Built to order from Dwarkanath Tagore’s Carr Tagore Company in
Kidderpore in 1831, the 363-tonne clipper, used by the East India
Company for carrying opium grown in India to China, sailed from Canton
to Calcutta in 1838 in a record 25 days.
Rabindranath’s
grandfather let out his ships to the Company for opium trade, which he
later became directly involved in. In 1861, a 20-year-old Rabindranath
himself would denounce opium trade in an essay, calling it a business to
kill the Chinese.
“Dwarkanath’s ties with China were
business-related. Tagore fraternised with the people,” pointed out poet
Sankha Ghosh, who was present at the inauguration of the gallery funded
by a grant from the Chinese government. He praised Rabindra Bharati
Museum curator Indrani Ghosh for the research and tasteful display of
information.
When Tagore was
invited to China, collections of his poetry had already been translated
to Chinese. As Rabindra Bharati University vice-chancellor Sabyasachi
Basu Ray Chaudhury mentioned in his address, people knew him as the
author of Gitabitan and Stray Birds. Covers of other works in translation like The Cycle of Spring, dated 1921, are on display in one of the rooms alongside a Tagore special issue of the Chinese magazine, Novel Monthly, that commemorated his visit.
Another reason
endeared Tagore to the Chinese. He was critical of Japan’s invasion of
China in 1938, as revealed in his letters to poet Yone Noguchi, a fact
remembered with gratitude by Chinese consul-general Zhang Li Zhong.
Tagore’s visit
occasioned a flow of students, delegates and scholars to Santiniketan.
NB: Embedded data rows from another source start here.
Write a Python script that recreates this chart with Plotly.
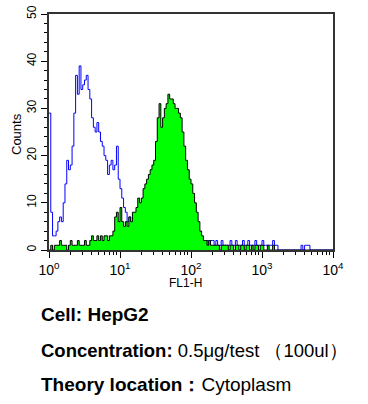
import numpy as np
import plotly.graph_objects as go

# channel positions on log10 scale (0 .. 4 decades, 0.025 step)
log_step = 0.025

isotype_counts = [
    29, 8, 3, 3, 4, 6, 7, 6, 10, 14, 19, 17, 18, 22, 29, 37, 33, 39, 34, 35,
    36, 37, 34, 32, 28, 26, 25, 27, 25, 23, 22, 20, 19, 16, 18, 19, 17, 18, 22, 15,
    13, 11, 9, 8, 6, 7, 5, 6, 5, 4, 4, 3, 3, 2, 2, 2, 1, 2, 1, 1,
    1, 1, 1, 1, 1, 1, 1, 1, 1, 1, 1, 1, 1, 1, 1, 1, 1, 1, 1, 1,
    1, 1, 1, 1, 1, 1, 1, 1, 1, 2, 1, 2, 2, 1, 2, 1, 1, 2, 1, 1,
    1, 1, 2, 1, 1, 2, 1, 1, 1, 2, 1, 1, 2, 1, 1, 1, 2, 1, 1, 1,
    2, 1, 1, 1, 1, 1, 2, 1, 1, 0, 0, 0, 0, 0, 0, 0, 0, 0, 0, 0,
    0, 0, 1, 0, 1, 1, 1, 0, 0, 0, 0, 0, 0, 0, 0, 0, 0, 0, 0, 0, 0,
]

sample_counts = [
    0, 1, 0, 1, 1, 1, 2, 1, 1, 1, 0, 1, 2, 1, 1, 1, 2, 1, 1, 1,
    2, 1, 1, 2, 3, 2, 2, 3, 2, 3, 2, 3, 3, 2, 3, 3, 4, 7, 8, 6,
    9, 6, 5, 6, 5, 7, 6, 8, 8, 9, 11, 10, 11, 13, 14, 15, 16, 17, 18, 19,
    23, 28, 31, 26, 28, 30, 31, 33, 32, 32, 31, 30, 30, 29, 28, 25, 22, 19, 17, 15,
    14, 12, 10, 8, 6, 4, 3, 2, 2, 1, 2, 1, 1, 1, 1, 1, 0, 1, 1, 1,
    1, 0, 1, 1, 0, 1, 1, 0, 1, 1, 0, 1, 1, 0, 1, 0, 1, 1, 0, 1,
    1, 0, 0, 1, 0, 0, 1, 0, 0, 0, 0, 0, 0, 0, 0, 0, 0, 0, 0, 0,
    0, 0, 0, 0, 0, 0, 0, 0, 0, 0, 0, 0, 0, 0, 0, 0, 0, 0, 0, 0, 0,
]

x_tick_vals = [1, 10, 100, 1000, 10000]
x_tick_text = ["10<sup>0</sup>", "10<sup>1</sup>", "10<sup>2</sup>", "10<sup>3</sup>", "10<sup>4</sup>"]
y_tick_vals = [0, 10, 20, 30, 40, 50]

x_title = "FL1-H"
y_title = "Counts"
info_lines = [
    "<b>Cell: HepG2</b>",
    "<b>Concentration:</b> 0.5μg/test （100ul）",
    "<b>Theory location：</b>Cytoplasm",
]
info_sizes = [19, 18.5, 19]

FONT = "Arial, Liberation Sans, sans-serif"

n_iso = len(isotype_counts)
n_smp = len(sample_counts)
x_iso = 10 ** (np.arange(n_iso) * log_step)
x_smp = 10 ** (np.arange(n_smp) * log_step)

fig = go.Figure()
fig.add_trace(go.Scatter(x=x_iso, y=isotype_counts, mode="lines",
                         line=dict(color="#0000FF", width=1, shape="hv"),
                         showlegend=False))
fig.add_trace(go.Scatter(x=x_smp, y=sample_counts, mode="lines",
                         line=dict(color="#000000", width=1, shape="hv"),
                         fill="tozeroy", fillcolor="#00FF00",
                         showlegend=False))

minor_x = [m * 10 ** k for k in range(4) for m in range(2, 10)]

fig.update_xaxes(type="log", range=[0, 4], tickvals=x_tick_vals, ticktext=x_tick_text,
                 ticks="outside", ticklen=6, tickwidth=1, tickcolor="#000",
                 minor=dict(tickvals=minor_x, ticks="outside", ticklen=3, tickcolor="#000"),
                 showline=True, linecolor="#333", linewidth=1.5, mirror=True,
                 showgrid=False, zeroline=False, automargin=False,
                 tickfont=dict(family=FONT, size=14, color="#000"))
fig.update_yaxes(range=[0, 50], tickvals=y_tick_vals, tickangle=-90,
                 ticks="outside", ticklen=6, tickwidth=1, tickcolor="#000",
                 minor=dict(dtick=2, ticks="outside", ticklen=3, tickcolor="#000"),
                 showline=True, linecolor="#333", linewidth=1.5, mirror=True,
                 showgrid=False, zeroline=False, automargin=False,
                 tickfont=dict(family=FONT, size=12, color="#000"))

W, H = 368, 404
mt, mb, ml, mr = 14, 154, 49, 35
pw = W - ml - mr
ph = H - mt - mb


def px(xp):
    return (xp - ml) / pw


def py(yp):
    return (H - mb - yp) / ph


fig.add_annotation(text=x_title, xref="paper", yref="paper", x=px(185), y=py(283),
                   xanchor="center", yanchor="middle", showarrow=False,
                   font=dict(family=FONT, size=12, color="#000"))
fig.add_annotation(text=y_title, xref="paper", yref="paper", x=px(16), y=py(134),
                   xanchor="center", yanchor="middle", showarrow=False, textangle=-90,
                   font=dict(family=FONT, size=13, color="#000"))

line_y_px = [314, 350, 384]
for txt, ypx, fs in zip(info_lines, line_y_px, info_sizes):
    fig.add_annotation(text=txt, xref="paper", yref="paper",
                       x=px(39), y=py(ypx),
                       xanchor="left", yanchor="middle", showarrow=False,
                       font=dict(family=FONT, size=fs, color="#000"))

fig.update_layout(width=W, height=H, margin=dict(l=ml, r=mr, t=mt, b=mb),
                  plot_bgcolor="white", paper_bgcolor="white")

fig.write_html("out.html", config={"displayModeBar": False},
               post_script="document.body.style.margin='0';document.body.style.padding='0';")
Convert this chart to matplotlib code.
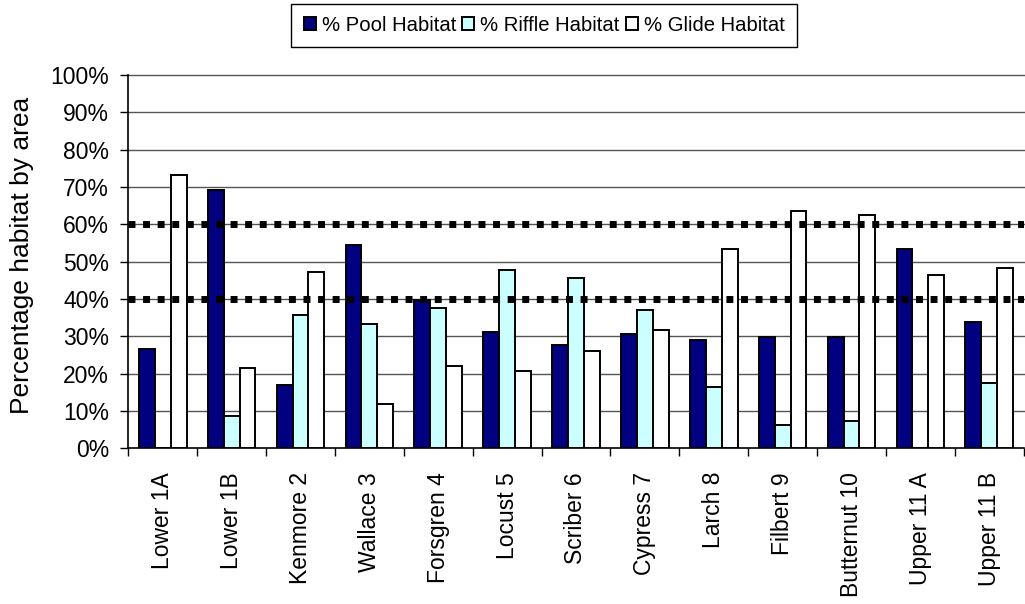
import matplotlib

matplotlib.use("Agg")
import matplotlib.pyplot as plt  # noqa: E402
import numpy as np  # noqa: E402
from matplotlib.ticker import PercentFormatter, FixedLocator  # noqa: E402

plt.rcParams["font.family"] = ["Liberation Sans", "DejaVu Sans"]

sites = ["Lower 1A", "Lower 1B", "Kenmore 2", "Wallace 3", "Forsgren 4", "Locust 5",
         "Scriber 6", "Cypress 7", "Larch 8", "Filbert 9", "Butternut 10",
         "Upper 11 A", "Upper 11 B"]
pool = [26.6, 69.1, 16.9, 54.4, 39.7, 31.1, 27.6, 30.7, 29.1, 29.7, 29.7, 53.4, 33.7]
riffle = [0.0, 8.7, 35.6, 33.2, 37.7, 47.8, 45.7, 37.1, 16.3, 6.2, 7.3, 0.0, 17.5]
glide = [73.1, 21.6, 47.3, 11.9, 22.1, 20.6, 26.0, 31.7, 53.3, 63.5, 62.6, 46.3, 48.3]
target_lines = [40, 60]

fig = plt.figure(figsize=(10.25, 6.04), dpi=100)
ax = fig.add_axes([0.1252, 0.2578, 0.8735, 0.618])

x = np.arange(len(sites))
w = 0.23
series = [
    ("% Pool Habitat", pool, "#000080"),
    ("% Riffle Habitat", riffle, "#CCFFFF"),
    ("% Glide Habitat", glide, "#FFFFFF"),
]
for i, (label, vals, color) in enumerate(series):
    ax.bar(x + (i - 1) * w, vals, w, color=color, edgecolor="black",
           linewidth=1.4, label=label, zorder=3)

ax.set_xlim(-0.5, len(sites) - 0.5)
ax.set_ylim(0, 100)
ax.set_yticks(np.arange(0, 101, 10))
ax.yaxis.set_major_formatter(PercentFormatter(xmax=100, decimals=0))
for yv in np.arange(10, 101, 10):
    ax.axhline(yv, color="#555555", lw=1.0, zorder=1, clip_on=False)
for yv in target_lines:
    ax.axhline(yv, color="black", lw=5, linestyle=(0, (1, 1.1)),
               dash_capstyle="butt", zorder=4)

ax.set_xticks(x)
ax.set_xticklabels(sites, rotation=90)
ax.xaxis.set_minor_locator(FixedLocator(np.arange(-0.5, len(sites), 1.0)))
ax.tick_params(axis="x", which="major", length=0, pad=17, labelsize=16.5)
ax.tick_params(axis="x", which="minor", length=6, width=1, direction="out")
ax.tick_params(axis="y", length=6, width=1, direction="out", pad=8, labelsize=16.5)

for s in ("top", "right"):
    ax.spines[s].set_visible(False)
for s in ("left", "bottom"):
    ax.spines[s].set_linewidth(1.2)

fig.text(0.021, 0.578, "Percentage habitat by area", rotation=90,
         ha="center", va="center", fontsize=19)

ax.legend(loc="center", bbox_to_anchor=(0.531, 0.958),
          bbox_transform=fig.transFigure, ncol=3, fontsize=14.6,
          frameon=True, fancybox=False, edgecolor="black", framealpha=1,
          handlelength=0.6, handleheight=0.6, handletextpad=0.3,
          columnspacing=0.3, borderpad=0.6, borderaxespad=0)
leg = ax.get_legend()
leg.get_frame().set_linewidth(1.0)

fig.savefig("out.png", dpi=100)
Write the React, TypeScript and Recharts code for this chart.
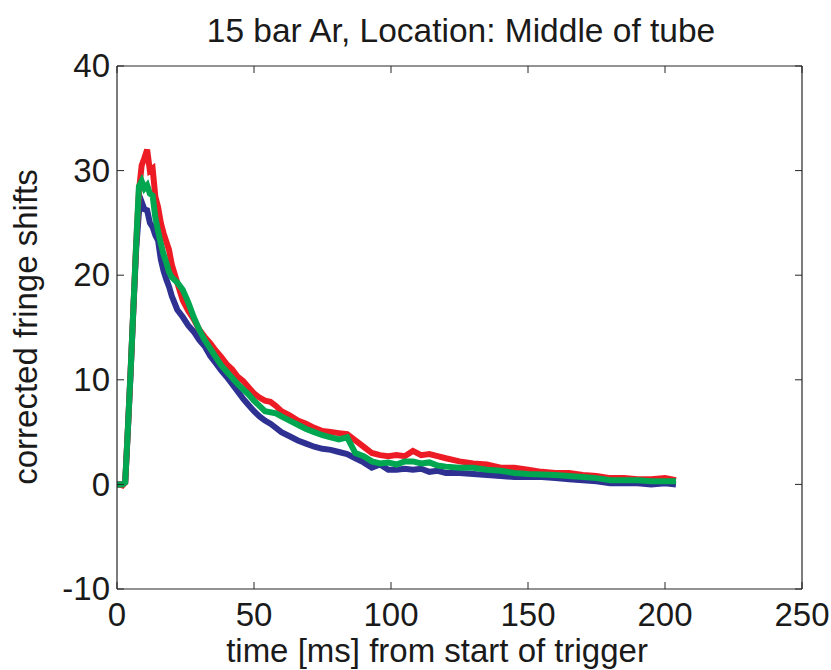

We get to know that he named a tea circle on his return after his
interpreter in China, the poet Xu Zhimo. A room has been set up as the
studio of the artist Xu Beihong, who visited Santiniketan. The room also
contains an original letter by the artist (signed as Xu Peon) to
Abanindranath Tagore, which his grandson, the Chinese scholar
Amitendranath, has gifted to the gallery along with some other articles.
The exhibition was
inaugurated by education minister Bratya Basu. Liu Yuening, a professor
of the Central Conservatory of Music, played a Rabindrasangeet on yang
qin, a Chinese dulcimer, at the opening.
Vat a bother
Toong On church at 22 Blackburn
Lane, built in 1924 in what was the Chinatown of old Calcutta, once
housed Nanking Restaurant. It was the best place for Chinese grub, long,
long before chowmein in its various mind-boggling avatars became the
favourite snack of all Indians. The restaurant was run by the Au family
and the property belonged to the trust that was in charge of this place
of worship.
The vat in front of Toong On church in Blackburn Lane
Then sometime in the past, the restaurant
closed and the place fell into disrepute. There was an effort a few
years ago to hand over the building — illegally, no doubt — to a
promoter but the small Chinese community in Calcutta — there are about
1,500 of them in the central areas of this city, 1,500 in Tangra, and
about 1,000 in the rest of the country — resisted, and the church
reopened last year.
Most of the
wonderful antique furniture is gone and so is the old signboard of the
restaurant, but on the first floor, the wooden images of the wargod,
Guan Di, and his two sworn brothers, and an intricately carved wooden
altar remain. A devotee donated a large Buddha statue and it was
installed on the ground floor. Prayers are held here daily.
The lane leading
to the church was always dirty as several families of pavement dwellers
occupied the space, and even worse, at the head of the entrance to the
lane on Lu Shun Sarani (formerly New CIT Road), was a sprawling garbage
dump. Most of the refuse was strewn all over the place than inside it.
The church is a
Grade-I heritage building, according to the Calcutta Municipal
Corporation (CMC), like Victoria Memorial Hall, and no construction can
come up close to it. But in spite of local resistance, the CMC seems to
be bent on shifting the garbage dump from Lu Shun Sarani to the narrow
confines of Blackburn Lane, close to the church.
This new vat at
the other entrance of the lane is far too small for the tonnes of refuse
that are thrown on the main road. But protests notwithstanding, the vat
came up about a year ago, and on April 22, the CMC sent a bulldozer to
start using the smaller vat.
Local people were
up in arms against this and the police had to intervene to maintain
peace. Not just Toong On church, even Masjid Khairul Baqa in the same
neighbourhood is against it. Now the small Chinese community has moved
court and Section 144 CrPc has been imposed around this unique place of
worship. The Chinese have petitioned the West Bengal Minority Commission
as well.
This at a time
when the local Chinese community is trying to revive the old Chinatown
in central Calcutta, and is collaborating with Intach and an
organisation in Singapore to build a museum showcasing Chinese culture
in India inside the church, and turn Blackburn Lane into a pedestrian
plaza where Chinese delicacies will be available.